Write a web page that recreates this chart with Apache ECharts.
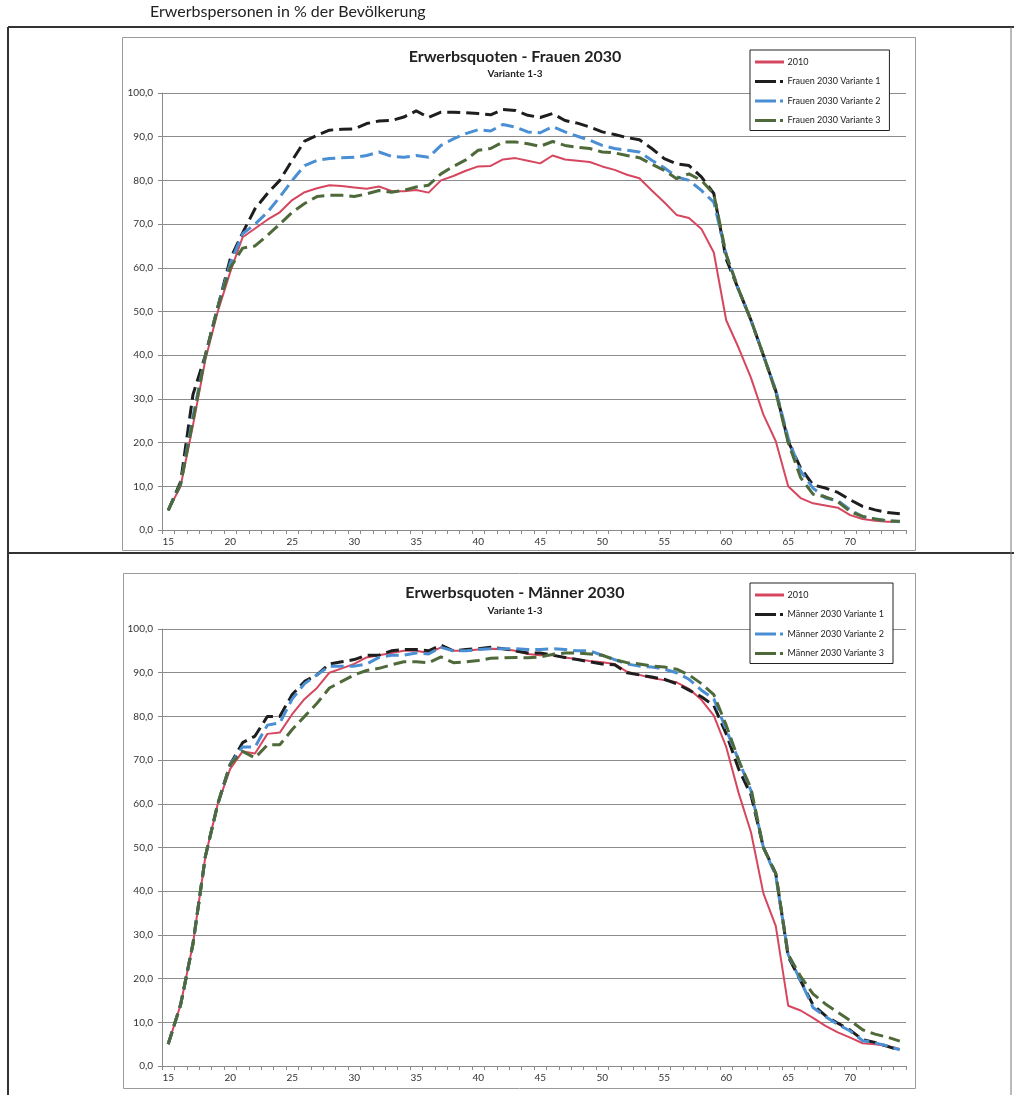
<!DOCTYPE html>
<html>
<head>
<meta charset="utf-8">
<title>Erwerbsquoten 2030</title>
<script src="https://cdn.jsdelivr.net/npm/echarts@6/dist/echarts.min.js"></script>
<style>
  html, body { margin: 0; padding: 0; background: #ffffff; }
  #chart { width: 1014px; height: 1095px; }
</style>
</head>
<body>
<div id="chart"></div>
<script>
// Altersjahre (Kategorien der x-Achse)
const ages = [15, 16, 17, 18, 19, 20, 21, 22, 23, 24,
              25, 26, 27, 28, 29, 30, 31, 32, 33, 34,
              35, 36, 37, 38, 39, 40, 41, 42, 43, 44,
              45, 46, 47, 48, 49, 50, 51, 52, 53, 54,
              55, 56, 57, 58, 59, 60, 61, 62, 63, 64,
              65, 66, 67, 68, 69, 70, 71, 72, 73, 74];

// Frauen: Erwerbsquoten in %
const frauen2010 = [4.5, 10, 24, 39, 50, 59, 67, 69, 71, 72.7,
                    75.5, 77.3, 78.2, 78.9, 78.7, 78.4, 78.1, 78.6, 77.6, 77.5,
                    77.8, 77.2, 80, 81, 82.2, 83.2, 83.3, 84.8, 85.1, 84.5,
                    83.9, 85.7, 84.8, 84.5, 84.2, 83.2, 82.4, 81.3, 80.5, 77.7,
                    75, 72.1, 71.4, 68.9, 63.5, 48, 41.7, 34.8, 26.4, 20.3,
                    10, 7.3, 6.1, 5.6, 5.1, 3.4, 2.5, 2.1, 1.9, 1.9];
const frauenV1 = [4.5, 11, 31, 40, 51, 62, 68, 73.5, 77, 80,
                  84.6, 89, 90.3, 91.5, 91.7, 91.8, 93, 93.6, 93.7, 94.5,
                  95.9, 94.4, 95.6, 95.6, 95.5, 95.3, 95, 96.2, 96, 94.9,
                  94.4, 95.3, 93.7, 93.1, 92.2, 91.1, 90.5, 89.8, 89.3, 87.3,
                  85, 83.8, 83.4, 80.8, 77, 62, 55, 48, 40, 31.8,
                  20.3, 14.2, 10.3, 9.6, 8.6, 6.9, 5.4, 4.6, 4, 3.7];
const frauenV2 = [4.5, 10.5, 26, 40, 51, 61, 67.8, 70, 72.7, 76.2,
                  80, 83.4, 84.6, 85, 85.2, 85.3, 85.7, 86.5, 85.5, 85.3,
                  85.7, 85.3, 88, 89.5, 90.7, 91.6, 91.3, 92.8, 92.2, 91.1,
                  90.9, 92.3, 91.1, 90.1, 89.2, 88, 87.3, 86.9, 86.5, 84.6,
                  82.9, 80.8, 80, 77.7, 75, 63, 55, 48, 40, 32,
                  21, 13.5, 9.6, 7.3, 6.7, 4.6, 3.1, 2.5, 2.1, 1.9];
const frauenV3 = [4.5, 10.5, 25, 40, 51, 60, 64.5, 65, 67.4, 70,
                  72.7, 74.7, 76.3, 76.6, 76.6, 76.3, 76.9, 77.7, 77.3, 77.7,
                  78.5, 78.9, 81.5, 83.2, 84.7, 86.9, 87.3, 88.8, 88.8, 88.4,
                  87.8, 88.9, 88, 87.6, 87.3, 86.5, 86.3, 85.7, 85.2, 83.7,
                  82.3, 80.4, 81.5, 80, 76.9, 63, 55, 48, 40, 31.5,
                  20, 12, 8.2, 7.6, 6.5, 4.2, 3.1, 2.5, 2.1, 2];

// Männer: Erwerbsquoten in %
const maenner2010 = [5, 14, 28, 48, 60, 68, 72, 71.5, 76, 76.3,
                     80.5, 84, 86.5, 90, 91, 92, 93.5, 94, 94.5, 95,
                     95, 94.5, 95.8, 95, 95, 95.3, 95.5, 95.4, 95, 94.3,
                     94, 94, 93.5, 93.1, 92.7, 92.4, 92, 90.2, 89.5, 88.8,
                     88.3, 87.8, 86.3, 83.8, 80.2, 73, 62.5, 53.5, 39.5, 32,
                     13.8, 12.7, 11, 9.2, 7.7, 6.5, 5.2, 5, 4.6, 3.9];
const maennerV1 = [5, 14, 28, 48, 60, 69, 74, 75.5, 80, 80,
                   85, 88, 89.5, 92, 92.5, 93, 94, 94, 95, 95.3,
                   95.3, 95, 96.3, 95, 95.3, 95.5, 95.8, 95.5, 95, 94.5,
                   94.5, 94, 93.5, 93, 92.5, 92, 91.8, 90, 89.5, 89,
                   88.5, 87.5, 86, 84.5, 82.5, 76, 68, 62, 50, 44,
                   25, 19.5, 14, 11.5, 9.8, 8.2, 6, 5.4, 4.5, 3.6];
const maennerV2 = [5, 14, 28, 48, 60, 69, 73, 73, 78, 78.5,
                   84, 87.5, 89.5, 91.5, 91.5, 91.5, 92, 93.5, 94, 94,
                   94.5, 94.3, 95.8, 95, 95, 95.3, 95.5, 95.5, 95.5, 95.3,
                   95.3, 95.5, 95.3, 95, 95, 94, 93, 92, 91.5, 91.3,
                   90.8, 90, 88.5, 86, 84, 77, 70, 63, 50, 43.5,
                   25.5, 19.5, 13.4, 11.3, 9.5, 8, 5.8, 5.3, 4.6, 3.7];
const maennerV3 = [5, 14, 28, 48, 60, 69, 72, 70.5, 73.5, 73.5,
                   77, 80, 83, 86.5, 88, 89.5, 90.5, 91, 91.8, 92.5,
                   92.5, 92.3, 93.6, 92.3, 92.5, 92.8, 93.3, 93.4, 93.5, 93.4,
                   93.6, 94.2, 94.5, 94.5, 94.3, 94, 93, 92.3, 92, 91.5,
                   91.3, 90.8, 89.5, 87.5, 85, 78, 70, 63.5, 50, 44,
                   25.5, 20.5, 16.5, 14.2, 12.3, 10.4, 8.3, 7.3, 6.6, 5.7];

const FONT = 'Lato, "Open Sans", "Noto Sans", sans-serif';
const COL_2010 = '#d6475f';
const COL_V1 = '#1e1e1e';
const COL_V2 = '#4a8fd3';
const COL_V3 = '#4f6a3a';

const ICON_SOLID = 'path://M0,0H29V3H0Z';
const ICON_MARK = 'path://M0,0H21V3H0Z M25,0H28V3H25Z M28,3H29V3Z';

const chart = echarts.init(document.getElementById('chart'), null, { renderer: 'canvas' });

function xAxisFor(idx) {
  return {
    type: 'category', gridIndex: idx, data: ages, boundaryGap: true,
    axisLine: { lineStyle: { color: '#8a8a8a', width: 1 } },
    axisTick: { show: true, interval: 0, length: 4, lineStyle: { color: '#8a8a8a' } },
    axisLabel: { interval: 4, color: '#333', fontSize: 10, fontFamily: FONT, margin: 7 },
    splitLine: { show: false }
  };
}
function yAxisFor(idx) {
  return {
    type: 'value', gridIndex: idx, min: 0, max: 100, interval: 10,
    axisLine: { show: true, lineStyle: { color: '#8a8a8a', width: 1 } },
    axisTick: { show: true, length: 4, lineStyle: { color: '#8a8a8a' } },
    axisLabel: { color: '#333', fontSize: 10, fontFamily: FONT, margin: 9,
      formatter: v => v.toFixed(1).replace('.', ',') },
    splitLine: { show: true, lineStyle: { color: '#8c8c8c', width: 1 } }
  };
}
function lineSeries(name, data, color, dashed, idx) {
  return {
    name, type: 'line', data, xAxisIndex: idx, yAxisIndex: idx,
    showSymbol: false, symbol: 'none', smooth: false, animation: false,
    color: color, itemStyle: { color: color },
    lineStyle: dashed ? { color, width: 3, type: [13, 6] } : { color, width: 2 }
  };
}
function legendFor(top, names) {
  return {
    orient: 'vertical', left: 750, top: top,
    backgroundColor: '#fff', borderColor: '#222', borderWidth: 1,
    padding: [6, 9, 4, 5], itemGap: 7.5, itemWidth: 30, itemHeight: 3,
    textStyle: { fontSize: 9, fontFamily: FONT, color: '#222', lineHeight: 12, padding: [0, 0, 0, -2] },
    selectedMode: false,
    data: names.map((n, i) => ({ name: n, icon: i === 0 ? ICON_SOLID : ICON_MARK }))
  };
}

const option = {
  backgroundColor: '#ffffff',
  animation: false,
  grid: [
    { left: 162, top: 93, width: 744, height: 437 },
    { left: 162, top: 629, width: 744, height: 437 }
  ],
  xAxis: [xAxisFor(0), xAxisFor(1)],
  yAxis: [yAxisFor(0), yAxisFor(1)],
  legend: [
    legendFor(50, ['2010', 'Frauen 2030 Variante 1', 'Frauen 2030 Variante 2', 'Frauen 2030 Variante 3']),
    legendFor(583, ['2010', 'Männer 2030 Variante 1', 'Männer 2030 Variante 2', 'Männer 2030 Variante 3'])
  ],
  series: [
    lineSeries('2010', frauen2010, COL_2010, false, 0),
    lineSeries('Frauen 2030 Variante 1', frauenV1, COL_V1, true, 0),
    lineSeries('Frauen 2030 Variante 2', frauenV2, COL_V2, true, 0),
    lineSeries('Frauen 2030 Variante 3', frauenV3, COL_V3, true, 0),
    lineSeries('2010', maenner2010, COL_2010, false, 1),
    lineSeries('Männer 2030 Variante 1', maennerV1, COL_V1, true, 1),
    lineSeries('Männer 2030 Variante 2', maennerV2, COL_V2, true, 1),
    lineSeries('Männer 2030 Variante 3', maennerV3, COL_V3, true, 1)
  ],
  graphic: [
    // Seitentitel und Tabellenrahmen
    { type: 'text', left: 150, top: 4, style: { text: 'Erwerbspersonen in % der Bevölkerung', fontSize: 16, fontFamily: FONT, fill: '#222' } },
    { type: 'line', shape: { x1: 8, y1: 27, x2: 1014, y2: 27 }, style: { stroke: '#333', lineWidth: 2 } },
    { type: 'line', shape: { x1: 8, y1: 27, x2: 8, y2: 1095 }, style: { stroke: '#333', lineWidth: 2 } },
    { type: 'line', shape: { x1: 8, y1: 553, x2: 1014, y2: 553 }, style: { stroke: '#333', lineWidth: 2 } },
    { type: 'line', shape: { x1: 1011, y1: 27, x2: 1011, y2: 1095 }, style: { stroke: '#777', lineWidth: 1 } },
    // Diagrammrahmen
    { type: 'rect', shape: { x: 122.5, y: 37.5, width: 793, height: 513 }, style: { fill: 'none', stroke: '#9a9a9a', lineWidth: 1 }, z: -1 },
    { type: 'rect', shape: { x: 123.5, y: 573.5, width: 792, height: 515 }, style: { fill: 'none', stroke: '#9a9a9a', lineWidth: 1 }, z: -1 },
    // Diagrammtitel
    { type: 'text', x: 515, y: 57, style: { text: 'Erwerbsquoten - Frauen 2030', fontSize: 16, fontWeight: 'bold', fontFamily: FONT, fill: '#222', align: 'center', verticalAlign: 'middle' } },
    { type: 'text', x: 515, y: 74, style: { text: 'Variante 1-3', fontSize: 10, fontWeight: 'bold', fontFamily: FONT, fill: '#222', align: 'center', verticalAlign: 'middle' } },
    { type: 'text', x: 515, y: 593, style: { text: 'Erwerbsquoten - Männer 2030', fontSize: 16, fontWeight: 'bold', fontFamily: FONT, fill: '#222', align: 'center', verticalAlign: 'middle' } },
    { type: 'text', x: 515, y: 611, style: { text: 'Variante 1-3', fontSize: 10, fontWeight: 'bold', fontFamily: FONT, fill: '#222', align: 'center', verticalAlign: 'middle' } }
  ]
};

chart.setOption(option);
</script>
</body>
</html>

* * *

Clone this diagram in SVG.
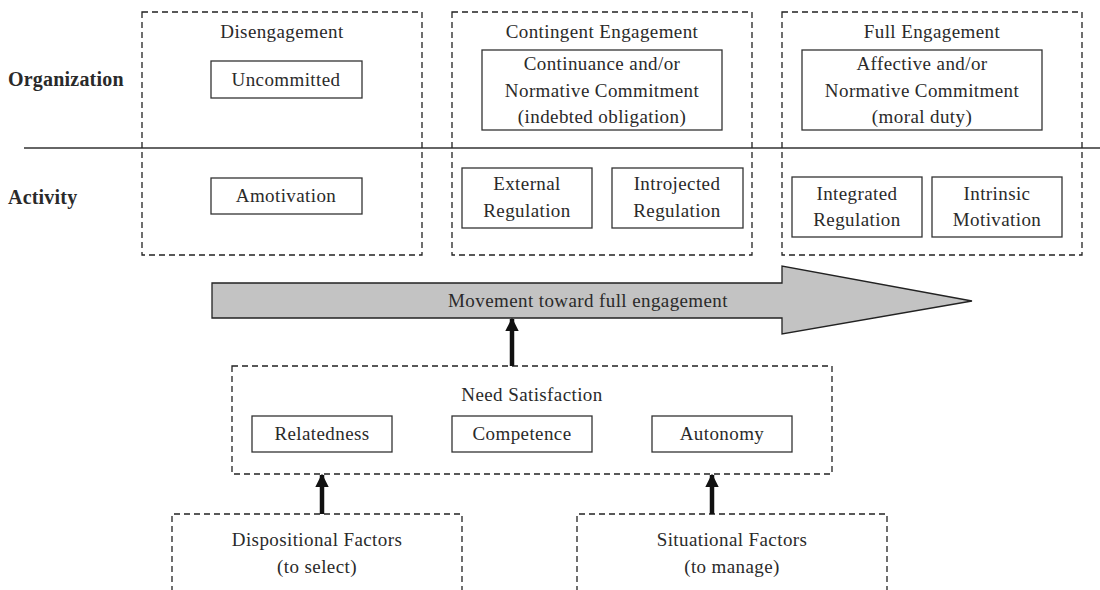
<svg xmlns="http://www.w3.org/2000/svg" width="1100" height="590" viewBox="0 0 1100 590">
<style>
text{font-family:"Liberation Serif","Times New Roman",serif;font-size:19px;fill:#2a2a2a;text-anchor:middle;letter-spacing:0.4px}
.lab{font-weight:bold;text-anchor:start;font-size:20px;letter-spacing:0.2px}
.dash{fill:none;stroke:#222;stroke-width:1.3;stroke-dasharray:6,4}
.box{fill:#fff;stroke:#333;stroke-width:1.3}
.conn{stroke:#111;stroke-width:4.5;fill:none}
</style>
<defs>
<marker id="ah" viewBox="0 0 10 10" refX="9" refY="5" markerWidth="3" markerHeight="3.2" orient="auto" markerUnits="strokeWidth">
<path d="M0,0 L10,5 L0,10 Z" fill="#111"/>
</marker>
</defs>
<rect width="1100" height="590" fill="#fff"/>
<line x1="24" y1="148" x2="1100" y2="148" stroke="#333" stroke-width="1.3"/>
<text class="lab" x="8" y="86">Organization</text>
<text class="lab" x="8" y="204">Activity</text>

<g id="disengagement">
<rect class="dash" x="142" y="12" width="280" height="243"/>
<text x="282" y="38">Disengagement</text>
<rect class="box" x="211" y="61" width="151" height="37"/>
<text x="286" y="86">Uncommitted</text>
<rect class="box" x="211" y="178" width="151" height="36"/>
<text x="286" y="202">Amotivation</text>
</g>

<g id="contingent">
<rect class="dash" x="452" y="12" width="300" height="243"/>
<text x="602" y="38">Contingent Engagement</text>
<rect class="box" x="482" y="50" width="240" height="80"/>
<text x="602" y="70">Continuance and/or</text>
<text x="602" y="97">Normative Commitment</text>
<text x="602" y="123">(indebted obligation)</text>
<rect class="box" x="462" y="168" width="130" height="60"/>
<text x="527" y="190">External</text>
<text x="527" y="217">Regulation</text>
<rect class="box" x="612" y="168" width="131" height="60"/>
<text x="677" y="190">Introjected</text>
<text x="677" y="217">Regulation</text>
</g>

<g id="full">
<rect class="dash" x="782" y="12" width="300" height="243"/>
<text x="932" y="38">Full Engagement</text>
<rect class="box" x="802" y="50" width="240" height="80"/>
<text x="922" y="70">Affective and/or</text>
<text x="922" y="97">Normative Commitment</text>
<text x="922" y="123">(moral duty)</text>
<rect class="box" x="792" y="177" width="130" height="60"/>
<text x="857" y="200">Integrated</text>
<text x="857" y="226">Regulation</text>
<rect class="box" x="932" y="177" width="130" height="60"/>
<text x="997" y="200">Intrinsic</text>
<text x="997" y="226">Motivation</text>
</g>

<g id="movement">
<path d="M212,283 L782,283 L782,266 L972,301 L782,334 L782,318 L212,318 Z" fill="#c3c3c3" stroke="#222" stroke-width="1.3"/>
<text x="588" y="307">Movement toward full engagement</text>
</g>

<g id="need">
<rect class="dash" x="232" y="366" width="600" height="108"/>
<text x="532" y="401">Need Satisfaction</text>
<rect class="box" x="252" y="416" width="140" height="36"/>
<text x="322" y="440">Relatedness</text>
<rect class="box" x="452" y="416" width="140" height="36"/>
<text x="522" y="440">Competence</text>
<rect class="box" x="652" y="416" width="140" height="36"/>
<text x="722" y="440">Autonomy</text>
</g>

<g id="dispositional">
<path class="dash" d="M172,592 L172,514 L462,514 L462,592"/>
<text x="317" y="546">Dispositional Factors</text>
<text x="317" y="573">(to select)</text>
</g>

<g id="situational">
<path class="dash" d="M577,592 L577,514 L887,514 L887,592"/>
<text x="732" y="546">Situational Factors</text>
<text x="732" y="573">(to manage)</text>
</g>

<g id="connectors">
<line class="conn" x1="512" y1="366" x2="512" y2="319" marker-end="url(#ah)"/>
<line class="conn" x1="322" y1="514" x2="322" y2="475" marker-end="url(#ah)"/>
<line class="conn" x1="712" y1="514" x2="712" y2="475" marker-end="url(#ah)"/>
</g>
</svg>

Job
Looking above, find the stretch of lines that opens with the one holding "Write a web" and closes with the one holding "65, 66, 67, 68, 69, 70, 71, 72, 73, 74];". Copy it exactly, pictures excluded.

Solution for this exercise
Write a web page that recreates this chart with Apache ECharts.
<!DOCTYPE html>
<html>
<head>
<meta charset="utf-8">
<title>Erwerbsquoten 2030</title>
<script src="https://cdn.jsdelivr.net/npm/echarts@6/dist/echarts.min.js"></script>
<style>
  html, body { margin: 0; padding: 0; background: #ffffff; }
  #chart { width: 1014px; height: 1095px; }
</style>
</head>
<body>
<div id="chart"></div>
<script>
// Altersjahre (Kategorien der x-Achse)
const ages = [15, 16, 17, 18, 19, 20, 21, 22, 23, 24,
              25, 26, 27, 28, 29, 30, 31, 32, 33, 34,
              35, 36, 37, 38, 39, 40, 41, 42, 43, 44,
              45, 46, 47, 48, 49, 50, 51, 52, 53, 54,
              55, 56, 57, 58, 59, 60, 61, 62, 63, 64,
              65, 66, 67, 68, 69, 70, 71, 72, 73, 74];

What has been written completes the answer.